▸ Dataset extract
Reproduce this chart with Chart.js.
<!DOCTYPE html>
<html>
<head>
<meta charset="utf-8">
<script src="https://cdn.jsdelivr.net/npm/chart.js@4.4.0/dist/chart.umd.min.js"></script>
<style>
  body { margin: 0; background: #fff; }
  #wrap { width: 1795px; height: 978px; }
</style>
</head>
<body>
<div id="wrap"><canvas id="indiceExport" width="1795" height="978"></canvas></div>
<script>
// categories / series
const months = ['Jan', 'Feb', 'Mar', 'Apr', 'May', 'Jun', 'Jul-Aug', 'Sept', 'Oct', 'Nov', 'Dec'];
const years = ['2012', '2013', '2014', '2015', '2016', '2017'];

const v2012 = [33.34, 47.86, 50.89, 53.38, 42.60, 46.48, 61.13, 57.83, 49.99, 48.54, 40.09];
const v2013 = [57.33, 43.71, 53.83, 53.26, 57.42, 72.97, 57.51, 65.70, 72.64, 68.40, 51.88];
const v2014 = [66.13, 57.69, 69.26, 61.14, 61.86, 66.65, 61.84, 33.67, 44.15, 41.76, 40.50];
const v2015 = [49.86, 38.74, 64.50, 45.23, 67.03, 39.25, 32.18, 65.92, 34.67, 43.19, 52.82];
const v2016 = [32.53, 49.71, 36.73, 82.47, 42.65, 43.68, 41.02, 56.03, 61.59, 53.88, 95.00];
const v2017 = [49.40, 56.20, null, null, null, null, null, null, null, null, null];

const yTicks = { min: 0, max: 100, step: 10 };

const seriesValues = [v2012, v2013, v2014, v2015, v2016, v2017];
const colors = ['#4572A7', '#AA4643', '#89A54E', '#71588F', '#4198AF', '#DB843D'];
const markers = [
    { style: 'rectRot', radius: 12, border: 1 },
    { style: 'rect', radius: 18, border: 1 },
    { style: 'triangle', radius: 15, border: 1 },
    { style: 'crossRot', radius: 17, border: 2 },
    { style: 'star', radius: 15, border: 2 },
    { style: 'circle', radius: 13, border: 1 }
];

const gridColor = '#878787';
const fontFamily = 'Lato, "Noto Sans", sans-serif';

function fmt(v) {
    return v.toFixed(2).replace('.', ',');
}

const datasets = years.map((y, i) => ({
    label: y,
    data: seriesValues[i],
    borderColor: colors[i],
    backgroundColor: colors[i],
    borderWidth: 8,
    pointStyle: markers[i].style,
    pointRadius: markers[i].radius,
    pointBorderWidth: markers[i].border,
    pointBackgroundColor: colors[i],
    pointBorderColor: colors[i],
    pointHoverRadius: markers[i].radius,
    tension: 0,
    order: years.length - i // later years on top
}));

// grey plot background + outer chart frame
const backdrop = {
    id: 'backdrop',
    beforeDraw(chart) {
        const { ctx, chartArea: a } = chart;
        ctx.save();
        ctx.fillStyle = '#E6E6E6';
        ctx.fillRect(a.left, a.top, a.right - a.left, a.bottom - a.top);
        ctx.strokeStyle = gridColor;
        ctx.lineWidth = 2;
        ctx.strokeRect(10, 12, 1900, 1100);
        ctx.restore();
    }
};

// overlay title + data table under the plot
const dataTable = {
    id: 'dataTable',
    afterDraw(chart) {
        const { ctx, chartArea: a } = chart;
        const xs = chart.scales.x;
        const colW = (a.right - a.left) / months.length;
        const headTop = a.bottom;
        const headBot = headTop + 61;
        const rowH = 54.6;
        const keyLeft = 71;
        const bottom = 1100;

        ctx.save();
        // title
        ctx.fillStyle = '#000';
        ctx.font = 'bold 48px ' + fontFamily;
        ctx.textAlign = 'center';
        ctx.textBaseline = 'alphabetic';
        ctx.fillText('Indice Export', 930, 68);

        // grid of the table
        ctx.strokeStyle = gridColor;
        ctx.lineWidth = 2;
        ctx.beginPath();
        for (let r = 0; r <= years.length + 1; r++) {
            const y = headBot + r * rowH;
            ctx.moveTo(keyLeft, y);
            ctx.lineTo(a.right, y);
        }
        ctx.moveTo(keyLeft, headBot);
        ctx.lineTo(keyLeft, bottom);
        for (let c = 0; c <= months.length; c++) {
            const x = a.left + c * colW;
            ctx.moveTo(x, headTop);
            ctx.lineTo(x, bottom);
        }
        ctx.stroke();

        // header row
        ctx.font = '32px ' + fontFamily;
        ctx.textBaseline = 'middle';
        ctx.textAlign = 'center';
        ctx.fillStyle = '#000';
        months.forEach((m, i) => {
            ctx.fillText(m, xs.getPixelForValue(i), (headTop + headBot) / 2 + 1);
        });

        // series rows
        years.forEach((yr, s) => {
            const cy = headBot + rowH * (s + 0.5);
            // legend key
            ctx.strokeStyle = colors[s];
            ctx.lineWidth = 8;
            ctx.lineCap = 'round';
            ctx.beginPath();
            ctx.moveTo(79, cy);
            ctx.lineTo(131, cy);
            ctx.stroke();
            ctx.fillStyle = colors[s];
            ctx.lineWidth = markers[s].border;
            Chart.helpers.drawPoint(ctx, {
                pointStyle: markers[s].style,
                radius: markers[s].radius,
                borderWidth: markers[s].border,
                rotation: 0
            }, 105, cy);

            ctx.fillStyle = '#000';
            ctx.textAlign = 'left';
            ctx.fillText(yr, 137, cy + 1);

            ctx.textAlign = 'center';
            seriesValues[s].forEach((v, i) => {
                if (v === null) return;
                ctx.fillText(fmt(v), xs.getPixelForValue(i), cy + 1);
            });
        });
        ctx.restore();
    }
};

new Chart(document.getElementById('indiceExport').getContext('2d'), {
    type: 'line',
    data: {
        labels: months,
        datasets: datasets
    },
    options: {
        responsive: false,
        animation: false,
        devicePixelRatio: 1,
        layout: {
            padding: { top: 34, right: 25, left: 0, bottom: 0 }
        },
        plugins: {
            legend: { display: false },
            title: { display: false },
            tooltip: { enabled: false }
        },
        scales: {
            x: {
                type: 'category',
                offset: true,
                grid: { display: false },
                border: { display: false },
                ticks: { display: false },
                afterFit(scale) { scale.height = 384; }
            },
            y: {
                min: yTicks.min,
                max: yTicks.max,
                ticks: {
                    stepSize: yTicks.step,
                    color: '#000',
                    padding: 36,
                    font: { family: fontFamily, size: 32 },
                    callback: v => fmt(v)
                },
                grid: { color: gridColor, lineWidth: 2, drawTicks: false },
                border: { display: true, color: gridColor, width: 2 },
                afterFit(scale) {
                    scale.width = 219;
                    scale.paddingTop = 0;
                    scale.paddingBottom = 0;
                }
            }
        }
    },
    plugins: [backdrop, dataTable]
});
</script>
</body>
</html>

▸ Exercise brief
Copy all of the data exactly.

▸ Full solution
Reproduce this chart with Chart.js.
<!DOCTYPE html>
<html>
<head>
<meta charset="utf-8">
<script src="https://cdn.jsdelivr.net/npm/chart.js@4.4.0/dist/chart.umd.min.js"></script>
<style>
  body { margin: 0; background: #fff; }
  #wrap { width: 1795px; height: 978px; }
</style>
</head>
<body>
<div id="wrap"><canvas id="indiceExport" width="1795" height="978"></canvas></div>
<script>
// categories / series
const months = ['Jan', 'Feb', 'Mar', 'Apr', 'May', 'Jun', 'Jul-Aug', 'Sept', 'Oct', 'Nov', 'Dec'];
const years = ['2012', '2013', '2014', '2015', '2016', '2017'];

const v2012 = [33.34, 47.86, 50.89, 53.38, 42.60, 46.48, 61.13, 57.83, 49.99, 48.54, 40.09];
const v2013 = [57.33, 43.71, 53.83, 53.26, 57.42, 72.97, 57.51, 65.70, 72.64, 68.40, 51.88];
const v2014 = [66.13, 57.69, 69.26, 61.14, 61.86, 66.65, 61.84, 33.67, 44.15, 41.76, 40.50];
const v2015 = [49.86, 38.74, 64.50, 45.23, 67.03, 39.25, 32.18, 65.92, 34.67, 43.19, 52.82];
const v2016 = [32.53, 49.71, 36.73, 82.47, 42.65, 43.68, 41.02, 56.03, 61.59, 53.88, 95.00];
const v2017 = [49.40, 56.20, null, null, null, null, null, null, null, null, null];

const yTicks = { min: 0, max: 100, step: 10 };

const seriesValues = [v2012, v2013, v2014, v2015, v2016, v2017];
const colors = ['#4572A7', '#AA4643', '#89A54E', '#71588F', '#4198AF', '#DB843D'];
const markers = [
    { style: 'rectRot', radius: 12, border: 1 },
    { style: 'rect', radius: 18, border: 1 },
    { style: 'triangle', radius: 15, border: 1 },
    { style: 'crossRot', radius: 17, border: 2 },
    { style: 'star', radius: 15, border: 2 },
    { style: 'circle', radius: 13, border: 1 }
];

const gridColor = '#878787';
const fontFamily = 'Lato, "Noto Sans", sans-serif';

function fmt(v) {
    return v.toFixed(2).replace('.', ',');
}

const datasets = years.map((y, i) => ({
    label: y,
    data: seriesValues[i],
    borderColor: colors[i],
    backgroundColor: colors[i],
    borderWidth: 8,
    pointStyle: markers[i].style,
    pointRadius: markers[i].radius,
    pointBorderWidth: markers[i].border,
    pointBackgroundColor: colors[i],
    pointBorderColor: colors[i],
    pointHoverRadius: markers[i].radius,
    tension: 0,
    order: years.length - i // later years on top
}));

// grey plot background + outer chart frame
const backdrop = {
    id: 'backdrop',
    beforeDraw(chart) {
        const { ctx, chartArea: a } = chart;
        ctx.save();
        ctx.fillStyle = '#E6E6E6';
        ctx.fillRect(a.left, a.top, a.right - a.left, a.bottom - a.top);
        ctx.strokeStyle = gridColor;
        ctx.lineWidth = 2;
        ctx.strokeRect(10, 12, 1900, 1100);
        ctx.restore();
    }
};

// overlay title + data table under the plot
const dataTable = {
    id: 'dataTable',
    afterDraw(chart) {
        const { ctx, chartArea: a } = chart;
        const xs = chart.scales.x;
        const colW = (a.right - a.left) / months.length;
        const headTop = a.bottom;
        const headBot = headTop + 61;
        const rowH = 54.6;
        const keyLeft = 71;
        const bottom = 1100;

        ctx.save();
        // title
        ctx.fillStyle = '#000';
        ctx.font = 'bold 48px ' + fontFamily;
        ctx.textAlign = 'center';
        ctx.textBaseline = 'alphabetic';
        ctx.fillText('Indice Export', 930, 68);

        // grid of the table
        ctx.strokeStyle = gridColor;
        ctx.lineWidth = 2;
        ctx.beginPath();
        for (let r = 0; r <= years.length + 1; r++) {
            const y = headBot + r * rowH;
            ctx.moveTo(keyLeft, y);
            ctx.lineTo(a.right, y);
        }
        ctx.moveTo(keyLeft, headBot);
        ctx.lineTo(keyLeft, bottom);
        for (let c = 0; c <= months.length; c++) {
            const x = a.left + c * colW;
            ctx.moveTo(x, headTop);
            ctx.lineTo(x, bottom);
        }
        ctx.stroke();

        // header row
        ctx.font = '32px ' + fontFamily;
        ctx.textBaseline = 'middle';
        ctx.textAlign = 'center';
        ctx.fillStyle = '#000';
        months.forEach((m, i) => {
            ctx.fillText(m, xs.getPixelForValue(i), (headTop + headBot) / 2 + 1);
        });

        // series rows
        years.forEach((yr, s) => {
            const cy = headBot + rowH * (s + 0.5);
            // legend key
            ctx.strokeStyle = colors[s];
            ctx.lineWidth = 8;
            ctx.lineCap = 'round';
            ctx.beginPath();
            ctx.moveTo(79, cy);
            ctx.lineTo(131, cy);
            ctx.stroke();
            ctx.fillStyle = colors[s];
            ctx.lineWidth = markers[s].border;
            Chart.helpers.drawPoint(ctx, {
                pointStyle: markers[s].style,
                radius: markers[s].radius,
                borderWidth: markers[s].border,
                rotation: 0
            }, 105, cy);

            ctx.fillStyle = '#000';
            ctx.textAlign = 'left';
            ctx.fillText(yr, 137, cy + 1);

            ctx.textAlign = 'center';
            seriesValues[s].forEach((v, i) => {
                if (v === null) return;
                ctx.fillText(fmt(v), xs.getPixelForValue(i), cy + 1);
            });
        });
        ctx.restore();
    }
};

new Chart(document.getElementById('indiceExport').getContext('2d'), {
    type: 'line',
    data: {
        labels: months,
        datasets: datasets
    },
    options: {
        responsive: false,
        animation: false,
        devicePixelRatio: 1,
        layout: {
            padding: { top: 34, right: 25, left: 0, bottom: 0 }
        },
        plugins: {
            legend: { display: false },
            title: { display: false },
            tooltip: { enabled: false }
        },
        scales: {
            x: {
                type: 'category',
                offset: true,
                grid: { display: false },
                border: { display: false },
                ticks: { display: false },
                afterFit(scale) { scale.height = 384; }
            },
            y: {
                min: yTicks.min,
                max: yTicks.max,
                ticks: {
                    stepSize: yTicks.step,
                    color: '#000',
                    padding: 36,
                    font: { family: fontFamily, size: 32 },
                    callback: v => fmt(v)
                },
                grid: { color: gridColor, lineWidth: 2, drawTicks: false },
                border: { display: true, color: gridColor, width: 2 },
                afterFit(scale) {
                    scale.width = 219;
                    scale.paddingTop = 0;
                    scale.paddingBottom = 0;
                }
            }
        }
    },
    plugins: [backdrop, dataTable]
});
</script>
</body>
</html>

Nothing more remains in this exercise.